__EXERCISE OBJECTIVE__. Find each line with the word "chart" in it, then give the total alone.

__RAW DATA__.
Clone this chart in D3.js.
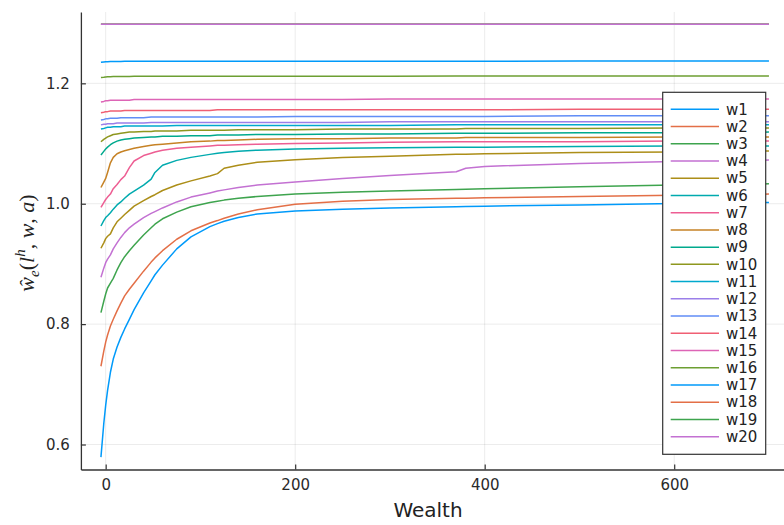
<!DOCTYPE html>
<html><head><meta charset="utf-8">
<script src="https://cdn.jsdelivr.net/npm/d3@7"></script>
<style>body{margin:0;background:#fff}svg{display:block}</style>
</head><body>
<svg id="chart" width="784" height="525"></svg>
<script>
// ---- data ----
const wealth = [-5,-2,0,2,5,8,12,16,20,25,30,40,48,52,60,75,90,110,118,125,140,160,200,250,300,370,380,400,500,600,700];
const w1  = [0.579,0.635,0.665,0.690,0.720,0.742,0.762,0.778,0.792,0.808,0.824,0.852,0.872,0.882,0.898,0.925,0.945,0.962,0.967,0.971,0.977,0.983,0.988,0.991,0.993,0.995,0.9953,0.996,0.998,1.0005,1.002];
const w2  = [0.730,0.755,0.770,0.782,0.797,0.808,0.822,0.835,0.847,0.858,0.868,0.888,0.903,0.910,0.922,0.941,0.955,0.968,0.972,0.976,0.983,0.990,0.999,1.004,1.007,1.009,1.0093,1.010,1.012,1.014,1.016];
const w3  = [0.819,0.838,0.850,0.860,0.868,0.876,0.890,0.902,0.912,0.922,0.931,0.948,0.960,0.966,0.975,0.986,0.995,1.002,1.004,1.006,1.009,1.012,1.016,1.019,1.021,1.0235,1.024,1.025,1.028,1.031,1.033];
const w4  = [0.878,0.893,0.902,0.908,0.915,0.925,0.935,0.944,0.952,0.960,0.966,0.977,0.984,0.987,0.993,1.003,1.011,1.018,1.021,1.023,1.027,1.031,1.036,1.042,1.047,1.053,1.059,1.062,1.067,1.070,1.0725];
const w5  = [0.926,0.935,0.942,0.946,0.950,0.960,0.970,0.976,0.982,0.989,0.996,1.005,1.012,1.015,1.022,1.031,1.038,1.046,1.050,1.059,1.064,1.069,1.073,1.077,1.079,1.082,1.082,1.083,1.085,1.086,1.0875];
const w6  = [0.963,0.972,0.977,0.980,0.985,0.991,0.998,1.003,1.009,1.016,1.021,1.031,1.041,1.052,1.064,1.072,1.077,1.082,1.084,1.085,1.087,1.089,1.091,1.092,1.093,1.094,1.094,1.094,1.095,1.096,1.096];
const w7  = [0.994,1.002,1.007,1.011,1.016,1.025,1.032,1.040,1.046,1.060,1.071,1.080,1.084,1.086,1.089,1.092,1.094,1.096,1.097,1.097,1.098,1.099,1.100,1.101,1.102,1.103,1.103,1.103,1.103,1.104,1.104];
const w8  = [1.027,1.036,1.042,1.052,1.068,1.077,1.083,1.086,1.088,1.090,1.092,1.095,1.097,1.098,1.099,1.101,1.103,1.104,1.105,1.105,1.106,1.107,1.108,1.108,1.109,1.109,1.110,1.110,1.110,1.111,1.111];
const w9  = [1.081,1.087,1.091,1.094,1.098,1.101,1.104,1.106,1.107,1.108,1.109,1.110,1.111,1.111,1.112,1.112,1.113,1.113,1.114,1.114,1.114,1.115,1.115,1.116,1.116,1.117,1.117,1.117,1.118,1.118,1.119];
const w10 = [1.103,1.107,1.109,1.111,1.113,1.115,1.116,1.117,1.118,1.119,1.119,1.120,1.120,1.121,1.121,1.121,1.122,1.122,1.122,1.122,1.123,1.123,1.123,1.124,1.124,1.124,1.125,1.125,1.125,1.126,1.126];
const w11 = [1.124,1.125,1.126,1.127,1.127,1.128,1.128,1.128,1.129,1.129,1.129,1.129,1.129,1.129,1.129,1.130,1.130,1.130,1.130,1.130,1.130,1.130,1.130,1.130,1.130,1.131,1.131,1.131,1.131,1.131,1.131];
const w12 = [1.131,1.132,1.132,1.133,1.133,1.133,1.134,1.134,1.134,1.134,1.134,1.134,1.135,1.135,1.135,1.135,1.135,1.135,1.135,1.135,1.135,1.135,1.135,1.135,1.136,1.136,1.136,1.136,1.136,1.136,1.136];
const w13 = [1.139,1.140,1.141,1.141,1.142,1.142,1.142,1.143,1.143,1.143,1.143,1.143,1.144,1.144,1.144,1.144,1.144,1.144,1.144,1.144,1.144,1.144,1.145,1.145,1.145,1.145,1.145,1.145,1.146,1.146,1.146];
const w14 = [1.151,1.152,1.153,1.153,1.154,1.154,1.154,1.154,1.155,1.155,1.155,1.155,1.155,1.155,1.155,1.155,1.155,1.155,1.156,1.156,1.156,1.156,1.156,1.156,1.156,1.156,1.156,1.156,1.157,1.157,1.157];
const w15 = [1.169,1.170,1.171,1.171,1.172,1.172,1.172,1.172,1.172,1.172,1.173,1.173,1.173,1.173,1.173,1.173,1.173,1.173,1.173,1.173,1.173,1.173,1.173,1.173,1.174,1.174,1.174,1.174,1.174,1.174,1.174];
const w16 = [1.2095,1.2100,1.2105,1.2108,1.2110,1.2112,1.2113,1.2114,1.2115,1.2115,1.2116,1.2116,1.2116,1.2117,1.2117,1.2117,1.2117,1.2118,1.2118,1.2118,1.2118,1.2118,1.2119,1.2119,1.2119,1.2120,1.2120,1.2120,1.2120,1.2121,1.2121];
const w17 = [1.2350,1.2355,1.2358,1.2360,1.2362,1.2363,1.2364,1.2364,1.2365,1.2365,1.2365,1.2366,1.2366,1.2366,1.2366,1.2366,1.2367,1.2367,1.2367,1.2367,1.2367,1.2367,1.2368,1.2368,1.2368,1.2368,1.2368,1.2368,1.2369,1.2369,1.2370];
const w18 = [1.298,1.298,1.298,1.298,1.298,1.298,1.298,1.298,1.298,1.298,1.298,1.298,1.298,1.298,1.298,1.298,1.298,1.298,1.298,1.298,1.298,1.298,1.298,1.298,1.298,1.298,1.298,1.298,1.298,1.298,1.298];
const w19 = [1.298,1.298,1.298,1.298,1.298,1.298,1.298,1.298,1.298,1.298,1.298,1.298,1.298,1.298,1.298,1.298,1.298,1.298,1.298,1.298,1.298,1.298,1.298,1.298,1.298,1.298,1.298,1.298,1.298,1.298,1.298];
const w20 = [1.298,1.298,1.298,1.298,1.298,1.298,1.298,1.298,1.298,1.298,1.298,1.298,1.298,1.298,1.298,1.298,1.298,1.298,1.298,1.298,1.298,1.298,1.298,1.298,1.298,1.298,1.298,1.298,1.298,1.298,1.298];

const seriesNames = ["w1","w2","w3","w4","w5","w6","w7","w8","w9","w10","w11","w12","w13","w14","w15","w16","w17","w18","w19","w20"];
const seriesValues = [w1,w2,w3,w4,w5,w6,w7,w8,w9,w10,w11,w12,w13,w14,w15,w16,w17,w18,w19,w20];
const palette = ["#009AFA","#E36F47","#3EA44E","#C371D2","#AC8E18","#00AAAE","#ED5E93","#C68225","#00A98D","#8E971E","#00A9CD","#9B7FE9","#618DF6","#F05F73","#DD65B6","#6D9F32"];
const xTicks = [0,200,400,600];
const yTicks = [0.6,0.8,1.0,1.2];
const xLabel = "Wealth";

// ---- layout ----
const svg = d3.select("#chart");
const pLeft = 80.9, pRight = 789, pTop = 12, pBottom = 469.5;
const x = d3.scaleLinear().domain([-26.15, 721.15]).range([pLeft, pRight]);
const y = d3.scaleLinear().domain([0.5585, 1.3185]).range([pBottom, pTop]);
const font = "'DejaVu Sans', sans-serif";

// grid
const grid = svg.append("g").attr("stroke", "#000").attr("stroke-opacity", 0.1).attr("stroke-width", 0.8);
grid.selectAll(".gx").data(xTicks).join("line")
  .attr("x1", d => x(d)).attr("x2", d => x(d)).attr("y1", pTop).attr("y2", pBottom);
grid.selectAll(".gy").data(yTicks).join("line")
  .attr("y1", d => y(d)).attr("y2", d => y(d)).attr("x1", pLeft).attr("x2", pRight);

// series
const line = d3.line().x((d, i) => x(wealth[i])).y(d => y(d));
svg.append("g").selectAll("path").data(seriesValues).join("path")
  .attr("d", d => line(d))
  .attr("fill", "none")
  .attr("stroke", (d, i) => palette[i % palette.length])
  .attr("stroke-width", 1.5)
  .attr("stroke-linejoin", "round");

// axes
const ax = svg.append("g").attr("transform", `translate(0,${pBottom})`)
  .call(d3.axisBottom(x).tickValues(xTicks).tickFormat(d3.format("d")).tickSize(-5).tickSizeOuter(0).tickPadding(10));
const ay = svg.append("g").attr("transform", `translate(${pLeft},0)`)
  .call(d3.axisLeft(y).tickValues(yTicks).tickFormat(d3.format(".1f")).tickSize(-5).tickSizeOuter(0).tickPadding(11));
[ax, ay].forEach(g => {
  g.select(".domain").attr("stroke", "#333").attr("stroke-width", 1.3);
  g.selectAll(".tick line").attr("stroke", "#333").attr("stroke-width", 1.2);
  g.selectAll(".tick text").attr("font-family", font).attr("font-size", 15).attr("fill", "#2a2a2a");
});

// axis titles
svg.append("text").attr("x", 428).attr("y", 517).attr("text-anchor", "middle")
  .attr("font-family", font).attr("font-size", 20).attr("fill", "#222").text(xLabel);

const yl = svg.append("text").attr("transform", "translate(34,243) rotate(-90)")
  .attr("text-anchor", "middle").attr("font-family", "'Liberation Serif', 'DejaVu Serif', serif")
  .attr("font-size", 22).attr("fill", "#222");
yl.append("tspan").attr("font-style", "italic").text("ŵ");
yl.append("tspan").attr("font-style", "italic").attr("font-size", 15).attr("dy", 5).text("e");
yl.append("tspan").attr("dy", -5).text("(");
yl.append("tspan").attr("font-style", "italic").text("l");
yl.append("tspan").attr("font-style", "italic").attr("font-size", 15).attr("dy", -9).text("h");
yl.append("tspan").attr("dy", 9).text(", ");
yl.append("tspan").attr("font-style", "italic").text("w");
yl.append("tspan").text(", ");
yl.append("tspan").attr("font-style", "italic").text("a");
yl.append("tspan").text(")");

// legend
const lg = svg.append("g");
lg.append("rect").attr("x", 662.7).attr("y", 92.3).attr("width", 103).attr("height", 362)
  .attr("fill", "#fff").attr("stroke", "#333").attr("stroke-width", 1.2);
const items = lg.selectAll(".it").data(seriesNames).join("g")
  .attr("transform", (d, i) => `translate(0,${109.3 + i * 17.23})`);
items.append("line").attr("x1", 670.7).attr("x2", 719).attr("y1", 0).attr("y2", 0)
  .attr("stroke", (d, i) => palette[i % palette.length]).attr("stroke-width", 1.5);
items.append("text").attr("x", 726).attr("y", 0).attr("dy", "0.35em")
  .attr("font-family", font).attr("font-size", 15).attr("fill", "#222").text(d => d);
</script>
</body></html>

__TASK RESULT__. 3